10. SOWING In Groundnut Cultivation
- Dibble the seeds at 4 cm depth along with fertilizer.
11. WEED MANAGEMENT In Groundnut Cultivation
- Pre-sowing: Fluchloralin at 2.0 l/ha soil applied and incorporatede followed by light irrigation.
- Pre-emergence: Fluchloralin 2.0 l/ha or Pendimethalin @ 3.3l/ha applied on third day after sowing through flat fan nozzle with 500 l of water/ha followed by irrigation. After 35 – 40 days one hand weeding may be given.
- Spray Imazethapyr @ 750 ml/ha at 20-30 days after sowing based on weed density as post emergence spray
- If no herbicide is applied two hand hoeing and weeding are given on 20th and 40th day after sowing.
- Apply, PE Oxyfluorfen @ 200 g/ha on 3rd DAS and followed by one hand weeding on 40-45 DAS
- Apply, PE Oxadiazon @ 0.8 kg ha-1 followed by one earthing up using hoes (or) working star type weeder
- pply, PE Metalachlor @ 1.0 kg ha-1 followed by one hand weeding on 40 DAS.

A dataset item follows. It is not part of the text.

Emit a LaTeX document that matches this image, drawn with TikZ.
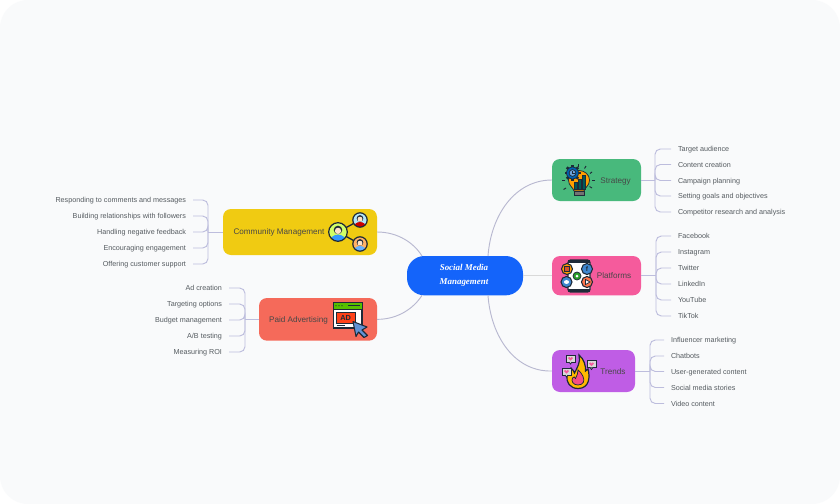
\documentclass[tikz,border=0pt]{standalone}
\usepackage{fontspec}
\setmainfont{Liberation Sans}
\newfontfamily\titlefont{Liberation Serif}
\usetikzlibrary{calc,shapes.geometric}
\definecolor{pagebg}{HTML}{F9FAFB}
\definecolor{linkc}{HTML}{BDBDDD}
\definecolor{curvec}{HTML}{B8B8D0}
\definecolor{leaftext}{HTML}{555B60}
\definecolor{ink}{HTML}{1E2A38}
\definecolor{cblue}{HTML}{1464FA}
\definecolor{cgreen}{HTML}{48B97C}
\definecolor{cpink}{HTML}{F55B9C}
\definecolor{cpurple}{HTML}{BF5DE5}
\definecolor{cyellow}{HTML}{F0CB12}
\definecolor{cred}{HTML}{F56A5A}
\tikzset{
 px/.style={x=0.75pt,y=-0.75pt},
 box/.style={rectangle,rounded corners=6pt,inner sep=0pt,outer sep=0pt,anchor=north west},
 nodetext/.style={font=\fontsize{6.1}{8}\selectfont,text=black!72,inner sep=0pt,text height=4.4pt,text depth=0pt},
 leafr/.style={font=\fontsize{5.4}{7}\selectfont,text=leaftext,anchor=west,inner ysep=0pt,inner xsep=5.25pt,outer sep=0pt,text height=4pt,text depth=0pt},
 leafl/.style={font=\fontsize{5.4}{7}\selectfont,text=leaftext,anchor=east,inner ysep=0pt,inner xsep=5.25pt,outer sep=0pt,text height=4pt,text depth=0pt},
 branch/.style={draw=linkc,line width=0.7pt,rounded corners=4pt},
 stem/.style={draw=linkc,line width=0.7pt},
 curve/.style={draw=curvec,line width=0.7pt},
 ic/.style={draw=ink,line width=0.55pt},
}
\newcommand{\bubble}[2]{%
 \fill[ic,fill=black!15] (#1-4.5,#2-3.5) rectangle (#1+4.5,#2+3.5);
 \fill[ic,fill=black!15] (#1-1.5,#2+3.5) -- (#1,#2+5.5) -- (#1+1.5,#2+3.5);
 \fill[cpink] (#1,#2+2) -- (#1-2.5,#2-.5) arc[start angle=180,end angle=360,radius=1.25] arc[start angle=180,end angle=360,radius=1.25] -- cycle;
}
\newcommand{\person}[6]{% x y r bg shirt hair
 \begin{scope}
 \clip (#1,#2) circle (#3);
 \fill[#4] (#1,#2) circle (#3);
 \fill[#5] (#1,#2+#3) ellipse ({#3*0.85} and {#3*0.72});
 \fill[#6] (#1,#2-#3*0.22) circle ({#3*0.46});
 \fill[orange!22] (#1,#2-#3*0.12) circle ({#3*0.34});
 \end{scope}
 \draw[ink,line width=0.9pt] (#1,#2) circle (#3);
}
\begin{document}
\begin{tikzpicture}[px]
\useasboundingbox (0,0) rectangle (840,504);
\fill[white] (0,0) rectangle (840,504);
\fill[pagebg,rounded corners=21pt] (0,0) rectangle (840,504);

% main nodes
\node[box,fill=cblue,rounded corners=13pt,minimum width=87pt,minimum height=29.5pt] (central) at (407,256) {};
\node[box,fill=cgreen,minimum width=66.75pt,minimum height=31.5pt] (strat) at (552,159) {};
\node[box,fill=cpink,minimum width=66.75pt,minimum height=29.5pt] (plat) at (552,256) {};
\node[box,fill=cpurple,minimum width=62.25pt,minimum height=31.5pt] (trend) at (552,350) {};
\node[box,fill=cyellow,minimum width=115.5pt,minimum height=34.5pt] (comm) at (223,209) {};
\node[box,fill=cred,minimum width=88.5pt,minimum height=32pt] (paid) at (259,298) {};

\node[font=\titlefont\itshape\bfseries\fontsize{6.7}{11}\selectfont,text=white,align=center,inner sep=0pt] (centralt) at (464,275.5) {Social Media\\Management};
\node[nodetext] (stratt) at (615.5,181) {Strategy};
\node[nodetext] (platt) at (614,276) {Platforms};
\node[nodetext] (trendt) at (613,372) {Trends};
\node[nodetext] (commt) at (279,232) {Community Management};
\node[nodetext] (paidt) at (298.5,320) {Paid Advertising};

% curved connectors
\draw[curve] ($(central.north)+(23,0)$) .. controls (491,215) and (515,180) .. (strat.west);
\draw[curve] ($(central.south)+(23,0)$) .. controls (491,337) and (515,372) .. (trend.west);
\draw[draw=black!15,line width=1pt] (central.east) -- (plat.west);
\draw[curve] (comm.east) .. controls (398,232) and (414,243) .. ($(central.north)+(-43,0)$);
\draw[curve] (paid.east) .. controls (398,319.5) and (414,308) .. ($(central.south)+(-43,0)$);

% leaves
\draw[stem] (strat.east) -- ++(14,0) coordinate (js);
\foreach \n/\y/\t in {s1/149/Target audience,s2/164.5/Content creation,s3/180.5/Campaign planning,s4/196/Setting goals and objectives,s5/212/Competitor research and analysis}{
 \node[leafr] (\n) at (671,\y) {\t};
 \draw[branch] (js) |- (\n.west);
}
\draw[stem] (plat.east) -- ++(15,0) coordinate (jp);
\foreach \n/\y/\t in {p1/236/Facebook,p2/252/Instagram,p3/268/Twitter,p4/284/LinkedIn,p5/300/YouTube,p6/316/TikTok}{
 \node[leafr] (\n) at (671,\y) {\t};
 \draw[branch] (jp) |- (\n.west);
}
\draw[stem] (trend.east) -- ++(15,0) coordinate (jt);
\foreach \n/\y/\t in {t1/340/Influencer marketing,t2/356/Chatbots,t3/371.5/User-generated content,t4/387.5/Social media stories,t5/403.5/Video content}{
 \node[leafr] (\n) at (664,\y) {\t};
 \draw[branch] (jt) |- (\n.west);
}
\draw[stem] (comm.west) -- ++(-15,0) coordinate (jc);
\foreach \n/\y/\t in {c1/200/Responding to comments and messages,c2/216/Building relationships with followers,c3/232/Handling negative feedback,c4/248/Encouraging engagement,c5/264/Offering customer support}{
 \node[leafl] (\n) at (193,\y) {\t};
 \draw[branch] (jc) |- (\n.east);
}
\draw[stem] (paid.west) -- ++(-14,0) coordinate (ja);
\foreach \n/\y/\t in {a1/288/Ad creation,a2/304/Targeting options,a3/320/Budget management,a4/336/{A/B testing},a5/352/Measuring ROI}{
 \node[leafl] (\n) at (229,\y) {\t};
 \draw[branch] (ja) |- (\n.east);
}

% --- Strategy icon: bulb
\foreach \a/\b/\c/\d in {578/164/578/167,586/166/584.5/168.5,592/172/590/173.5,592/180/595/180,592/188/589.5/186.5,565/180/562/180,566/188/563.5/189.5}{
 \draw[ink,line width=0.7pt] (\a,\b) -- (\c,\d);}
\fill[ic,fill=orange!75!yellow] (574,191) .. controls (573,187) and (568.5,186) .. (568.5,180) arc[start angle=180,end angle=360,x radius=10.5,y radius=9.5] .. controls (589.5,186) and (585,187) .. (584,191) -- cycle;
\fill[ic,fill=black!55] (574,191) rectangle (584,195.5);
\fill[ic,fill=teal!70!black] (574,182) rectangle (577,189);
\fill[ic,fill=teal!70!black] (578,179) rectangle (581,189);
\fill[ic,fill=teal!70!black] (582,175.5) rectangle (585,189);
\foreach \a in {0,45,...,315}{\fill[ink] (572.5,173) ++(\a:6) ++(\a+90:1.4) -- ++(\a:2) -- ++(\a-90:2.8) -- ++(\a+180:2) -- cycle;}
\fill[ic,fill=blue!45!cyan!70!black] (572.5,173) circle (6);
\fill[ic,fill=cyan!60!blue!60] (572.5,173) circle (3.4);
\draw[ink,line width=0.5pt] (572.5,171) -- (572.5,173) -- (574.5,173);

% --- Platforms icon
\fill[ic,line width=1pt,fill=white,rounded corners=2pt] (568,260) rectangle (590,292);
\fill[ink] (568,260) rectangle (590,263);
\fill[ink] (568,289) rectangle (590,292);
\fill[ic,line width=0.8pt,fill=orange!80!yellow] (567,269) circle (5.5);
\fill[ic,fill=red!35!brown] (564.5,266.5) rectangle (569.5,271.5);
\fill[ic,line width=0.8pt,fill=cyan!55!blue!80] (587,269) circle (5.5);
\node[font=\bfseries\fontsize{5}{5}\selectfont,text=ink,inner sep=0pt] (fbglyph) at (587,269) {f};
\fill[ic,line width=0.8pt,fill=cyan!55!blue!80] (566.5,282) circle (5.5);
\fill[white] (566.5,282) ellipse (2.6 and 1.9);
\fill[ic,line width=0.8pt,fill=red!55!orange!70] (587,282) circle (5.5);
\fill[ic,fill=white] (585.5,279.5) -- (590,282) -- (585.5,284.5) -- cycle;
\fill[ic,fill=green!55!black!85] (577,276) circle (4);
\fill[white] (577,276) circle (1.5);

% --- Trends icon
\fill[ic,line width=0.9pt,fill=orange!55!yellow] (578,388.5) .. controls (570,388.5) and (566,382) .. (567,376) .. controls (567.5,372.5) and (570,371) .. (571,368) .. controls (573,370) and (574,371.5) .. (574.5,373) .. controls (577,368) and (581,362) .. (579,355) .. controls (584,359) and (586,366) .. (585.5,371) .. controls (586.5,370.5) and (587.5,370) .. (588,369) .. controls (590,376) and (590,388.5) .. (578,388.5) -- cycle;
\fill[ic,fill=cpink!85!red] (578,385) .. controls (573,385) and (571,381) .. (572.5,378) .. controls (573.5,376) and (575,377) .. (575.5,378.5) .. controls (577,376) and (578,373) .. (578,370) .. controls (582,373) and (585,379) .. (583.5,382) .. controls (582.5,384) and (580.5,385) .. (578,385) -- cycle;
\bubble{570.5}{358.5}
\bubble{566.5}{371.5}
\bubble{591.5}{364}

% --- Community icon
\draw[ink,line width=1pt] (338,232) -- (360,220);
\draw[ink,line width=1pt] (338,232) -- (360,244);
\person{338}{232}{9.3}{green!30!yellow!60}{blue!50!cyan!80}{ink}
\person{360}{220}{7.2}{cyan!30}{red!80!black}{ink}
\person{360}{244}{7.2}{orange!60}{blue!50!cyan!60}{ink}

% --- Ad icon
\fill[ic,line width=0.9pt,fill=white] (333.5,302.5) rectangle (362,328);
\fill[ic,line width=0.7pt,fill=green!55!yellow!75!black] (333.5,302.5) rectangle (362,309);
\draw[ink,line width=0.8pt] (348,305.7) -- (360,305.7);
\fill[ink] (336,305.7) circle (0.7) (339,305.7) circle (0.7) (342,305.7) circle (0.7);
\fill[ic,fill=red!65!orange!90] (336.5,312) rectangle (355,323);
\node[font=\bfseries\fontsize{5.5}{6}\selectfont,text=ink,inner sep=0pt] (adglyph) at (345.7,317.7) {AD};
\draw[ink,line width=0.7pt] (336.5,325.5) -- (345,325.5);
\fill[ic,line width=0.8pt,fill=cyan!50!blue!65,line join=round] (353,321.5) -- (367,327) -- (362,330) -- (367.5,335.5) -- (364,337.5) -- (358.5,332) -- (356,336.5) -- cycle;
\end{tikzpicture}
\end{document}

12. EARTHING UP Process In Groundnut Cultivation
Accomplish earthing up during second hand weeding/late hand weeding (in erbicide application). It is an important operation in groundnut. Earthing up is to be done within 40-45 days after sowing as it helps for the penetration of pegs in the soil and also facilitates for increased pod development. Do not disturb the soil after 45th day of sowing as it will affect pod formation adversely.
14. WATER MANAGEMENT In Groundnut Cultivation
Regulate irrigation according to the following growth phase of the crop.
Pre-flowering phase : 1 to 25 days
Flowering phase : 26 to 60 days
Maturity phase : 61 to 105 days
Regulate irrigation based on physiological growth phases. Pegging, flowering and pod development phases are critical for irrigation during which period adequate soil moisture is essential. Apply irrigation as follows:
- Sowing or pre-sowing
- Life irrigation, 4 – 5 days after sowing if sowing irrigation given to break the surface crust.
- 20 days after sowing
- At flowering give two irrigations
- At pegging stage give one or two irrigation
In pod development stage, 2 – 3 irrigations depending on the soil type
HARVESTING In Groundnut Cultivation
Observe the crop, considering its average duration. Drying and falling of older leaves and yellowing of the top leaves indicate maturity. Pull out a few plants at random and shell the pods. If the inner shell is brownish black and not white, then the crop has matured. Irrigate prior to harvest, if the soil is dry, as this will facilitate easy harvesting. If there is enough moisture in the soil, there is no need for irrigation for harvesting. If water is not available for irrigating the field prior to harvest, work a mould board plough or work a country plough, so that the plants are uprooted. Engage labour to search pods left out in the soil, if necessary.
YIELD: Under rainfed conditions, the average yield of semi-spreading and spreading varieties is 1200-1400 kg of unshelled pods per hectare and that of bunch types is 800-1,000 kg.